MR. WOODCOCK

Billy Bob Thornton is certainly good at playing mean teachers. He easily filled the part of the malevolent professor of one-upmanship in the recent remake of “School for Scoundrels,” and now he’s equally hissable as a Gestapo-style small-town middle-school phys ed instructor in “Mr. Woodcock.” But he’s about all the movie has to offer: though it’s better than the sleazy title might suggest, this academic tale doesn’t earn a passing grade.

The best part of the picture is the flashback section showing the ruthless martinet Woodcock systematically tormenting young John Farley (Kyley Baldridge) and the rest of his gym class in their tiny Nebraska town. This is cruelly funny stuff, with Thornton’s nonchalant nastiness paying dividends.

Unfortunately, that material is just a sliver of the movie, most of which is set years later, when Farley (Seann William Scott), long away from the Midwest, has found success as a self-help author, his latest bestseller a tome titled “Letting Go,” about putting the past and its unhappy memories behind you to achieve calm and self-confidence.
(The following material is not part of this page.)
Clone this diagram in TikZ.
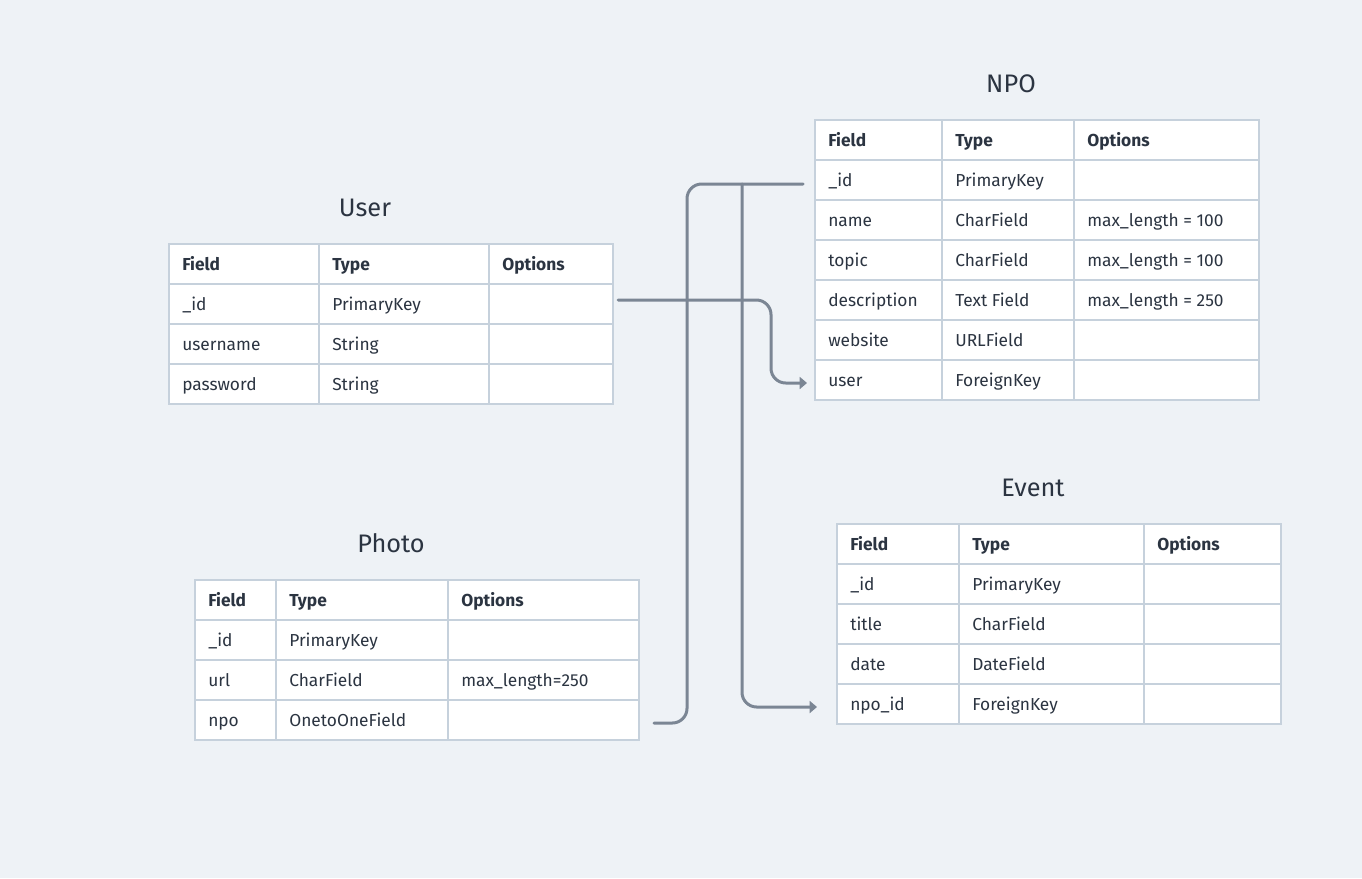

But when he gets an invitation from his hometown to come back for its annual Cornival and receive its biggest award, the Corn Cob Key, he drops out of his book tour to the consternation of his pushy agent Tracy (Amy Poehler) and flies back for a brief stay with his widowed mom Beverly (Susan Sarandon).

To his horror, John discovers that his mother is dating again—and of course her new boyfriend is Woodcock, the very person he’s had to “let go of” to achieve his sanity. And when Woodcock proposes to his mom and she accepts, he’s apoplectic, and tossing aside all the advice he’s made a fortune giving to others, he sets his mind on revealing the sort of creep the teacher is not just to Beverly, so she won’t marry him, but also to the whole town, so that it will reconsider giving the guy its teacher-of-the-year award. The script degenerates into a series of blundering attempts by John to unmask Woodcock, in which the coach repeatedly turns things around to humiliate his old student anew, and contests in which John struggles futilely to best the old man at last. He shows he’s no great judge of character when the person he enlists to help him is old classmate Nederman (Ethan Suplee), a nerdy fellow who’s obviously a few cans short of a six-pack. And, of course, Farley takes time for romance by reconnecting with Maggie (Melissa Sagemiller), a girl he once had a crush on from afar who’s now a teacher. Of course, his increasingly frantic efforts to destroy Woodcock nearly ruin his chances with her.

All this is pretty feeble stuff, especially since after “Scoundrels” it comes across as a case of “been there, done that” and doing it not quite as well this time around. Partially that’s the fault of the basic premise, since attempting to break up your mother and her boyfriend is a good deal creepier than competing over a girl (which was the premise of the earlier movie). But it’s also due to the fact that the comic bits that novice scripters Michael Carnes and John Gilbert have come up with are rather weak, and the ending they’ve devised not just implausible but dumb.

Apart from Thornton, the cast doesn’t help much, apart from Poehler’s sharp work as the process-obsessed agent who can’t even bother to read the book of the author she’s representing. Scott is bland, even compared to Thornton’s “Scoundrels” rival Jon Heder, as is Sagemiller, and Sarandon is curiously colorless (an understandable reaction to having so little to do but stand around looking uncomfortable—especially when she has to don a “Queen of the Corn” parade dress). With Suplee merely repeating his “My Name is Earl” shtick, the interplay between him and Scott doesn’t have much zip, either. A good deal of the blame for the flat performances has to be laid at the feet of Craig Gillespie, whose direction is flabby, but technically the movie’s okay, if the sort of thing that will lose nothing when shown on a TV screen.

“Woodcock” isn’t as gross as most Hollywood comedies today. It’s not offensive, just anemic. And even Coach Billy Bob can’t whip it into shape.